何度もみても考えるドラマ『あいのうた』

 ドラマ『あいのうた』をみたことで友愛について深くかんがえることができる。乙女は不可思議に「記憶をなくした」とうそをつき刑事の一家に居候することになる。刑事は<のらくらもの>でありながら人倫すなわち人間関係について熟知している。人間をひろってくることは人間ができることのなかでかなり難しい行為である。乙女はおこさまと刑事のあたたかでありながら思慮深い雰囲気につつみこまれて「人間となにか」をぼっちらぼっちら学んでいく。奥様の仏壇にはそこはかとない哀愁がただよっている。おこさまたちいかにせっすべきか浄土から乙女をみまもっていたのかもしれない。
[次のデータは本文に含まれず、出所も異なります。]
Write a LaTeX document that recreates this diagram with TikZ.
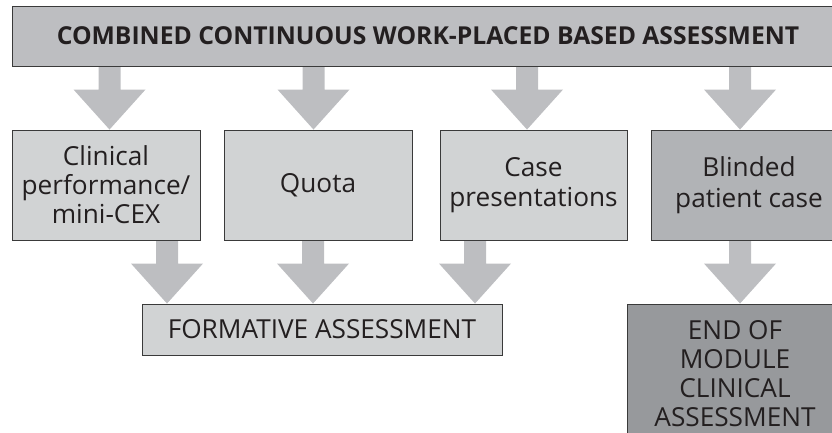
\documentclass[tikz,border=0pt]{standalone}
\usepackage{fontspec}
\setmainfont{Open Sans}
\usetikzlibrary{backgrounds,calc}
\definecolor{barc}{HTML}{BDBEC1}
\definecolor{arrc}{HTML}{BDBEC1}
\definecolor{boxc}{HTML}{D1D3D4}
\definecolor{blindc}{HTML}{B1B3B6}
\definecolor{endc}{HTML}{97999C}
\definecolor{linec}{HTML}{3A3A3A}
\definecolor{txtc}{HTML}{231F20}
\tikzset{
  stepbox/.style={draw=linec, line width=0.9pt, rectangle, inner sep=0pt,
    align=center, text=txtc, font=\fontsize{26.2}{29}\selectfont},
  arrowfill/.style={fill=arrc}
}
\newcommand{\barrow}[3]{%
  \fill[arrowfill] let \p1=(#2.south), \p2=(#3.north) in
    (#1pt-11pt,\y1) -- (#1pt+11pt,\y1) -- (#1pt+11pt,\y2+40pt) --
    (#1pt+36pt,\y2+40pt) -- (#1pt,\y2) -- (#1pt-36pt,\y2+40pt) --
    (#1pt-11pt,\y2+40pt) -- cycle;}
\begin{document}
\begin{tikzpicture}[x=1pt,y=-1pt]
\useasboundingbox (0,0) rectangle (832,432);
\clip (0,0) rectangle (832,432);
\node[stepbox, fill=barc, minimum width=832pt, minimum height=60pt,
  font=\fontsize{24.7}{28}\selectfont\bfseries] (title) at (428,36)
  {COMBINED CONTINUOUS WORK-PLACED BASED ASSESSMENT};
\node[stepbox, fill=boxc, minimum width=188pt, minimum height=110pt] (clin) at (106,185)
  {Clinical\\performance/\\mini-CEX};
\node[stepbox, fill=boxc, minimum width=188pt, minimum height=110pt] (quota) at (318,185)
  {Quota};
\node[stepbox, fill=boxc, minimum width=187pt, minimum height=110pt,
  font=\fontsize{26.2}{30.5}\selectfont] (case) at (533.5,185)
  {Case\\presentations};
\node[stepbox, fill=blindc, minimum width=196pt, minimum height=110pt,
  font=\fontsize{26.2}{30.5}\selectfont] (blind) at (749,185)
  {Blinded\\patient case};
\node[stepbox, fill=boxc, minimum width=360pt, minimum height=51pt] (form) at (322,329.5)
  {FORMATIVE ASSESSMENT};
\node[stepbox, fill=endc, minimum width=216pt, minimum height=140pt,
  font=\fontsize{26.2}{29}\selectfont] (endb) at (735,374)
  {END OF\\MODULE\\CLINICAL\\ASSESSMENT};
\begin{pgfonlayer}{background}
\barrow{109.5}{title}{clin}
\barrow{313.5}{title}{quota}
\barrow{527}{title}{case}
\barrow{740}{title}{blind}
\barrow{167}{clin}{form}
\barrow{313}{quota}{form}
\barrow{475}{case}{form}
\barrow{740}{blind}{endb}
\end{pgfonlayer}
\end{tikzpicture}
\end{document}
 ちぐはぐな家族がほんとうの家族にメタモルフォーゼしていく過程が克明に描かれている。家族の存在やなかまのあり方についても知ることができる。いつかこのような「おとぎばなし」のようでありながら「おとぎばなし」ではないような「おとぎばなし」をいつの日にか私も書いてみたい。
 また見直してみよう、『精神の現象学』やユングの心理学の本『心理学と錬金術』に書き込みをして『ハイデガー・ノート』にパラフレーズ菩提樹のように書き散らしながら。